The change that finally upended this balance came in 1981. A group of Chicago School economists and lawyers working in the Reagan administration introduced a new interpretation of antitrust laws….Under Reagan, the Department of Justice narrowed the scope of those laws to promote primarily “consumer welfare,” based on “efficiency considerations.” In other words, the point of antitrust law would no longer be to promote competition by maintaining open markets.

….Although the change was strongly opposed by centrists in both parties, a number of left-wing academics and consumer activists in the Democratic Party embraced the new goal of promoting efficiency. The courts also soon began to reflect this political shift….In 1980, the four biggest meatpacking companies in the country controlled 36 percent of the market.

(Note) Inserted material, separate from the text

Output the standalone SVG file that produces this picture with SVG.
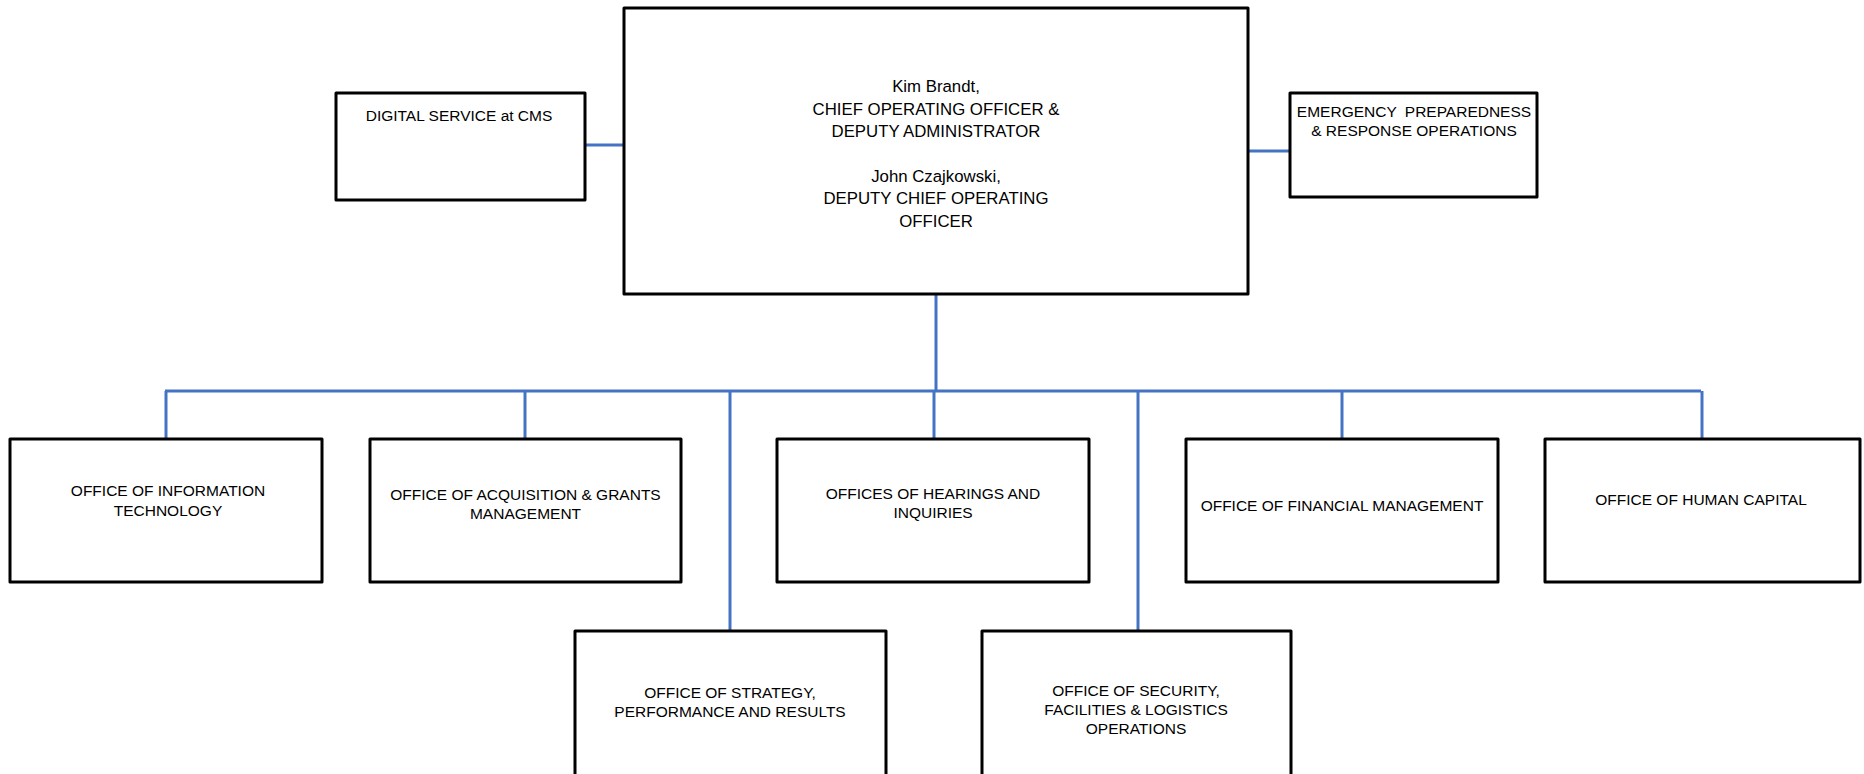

Ten years later, their share had doubled, to 72 percent.

Next up is “Last Call,” another piece in the Washington Monthly, about the fact that two gigantic multinational corporations now control manufacturing and distribution of 80 percent of the beer sold in America:

Prior to the 2008 takeover, Anheuser-Busch generally accepted the regulatory regime that had governed the U.S. alcohol industry since the repeal of Prohibition. It didn’t attack the independent wholesalers in control of its supply chain, and generally treated them well. “Tough but fair” is a phrase used by several wholesale-business sources to describe their dealings with the Busch family dynasty. Everyone was making money; there was no need to rock the boat.

All that changed quickly after Anheuser-Busch lost its independence….Today, with only one remaining real competitor, MillerCoors, the pressure it can put on its wholesalers is extraordinary. A wholesaler who loses its account with either company loses one of its two largest customers, and cannot offer his retail clients the name-brand beers that form the backbone of the market. The Big Two in effect have a captive system by which to bring their goods to market.

…. So distributors are caught in an impossible bind: they either do the brewer’s bidding, including selling their businesses to favored “Anchor Wholesalers,” or they lose Anheuser-Busch InBev as a client. And if the wholesalers try to push back? Anheuser-Busch InBev will get rough.

Finally, here is Tyler Cowen on how he expects the publishing industry to evolve:

I expect two or three major publishers, with stacked names (“Penguin Random House”), and they will be owned by Google, Apple, Amazon, and possibly Facebook, or their successors, which perhaps would make it “Apple Penguin Random House.” Those companies have lots of cash, amazing marketing penetration, potential synergies with marketing content they own, and very strong desires to remain focal in the eyes of their customer base. They could buy up a major publisher without running solvency risk. For instance Amazon revenues are about twelve times those of a merged Penguin Random House and arguably that gap will grow.

I made it too easy, didn’t I? For more to cogitate about here, you might also want to revisit a recent 60 Minutes program about the eyewear market, and also think about how well the consolidation of the financial industry has worked out for us over the past decade or two.

Both parties, but Republicans especially, mostly spend their time protecting not the free market, as they insist, but big business interests. This is decidedly not the same thing, and it might well be that three or four vertically integrated giants in practically every industry isn’t really all that good for the rest of us. This is just a thought, but in the long run, maybe competition really is a good thing.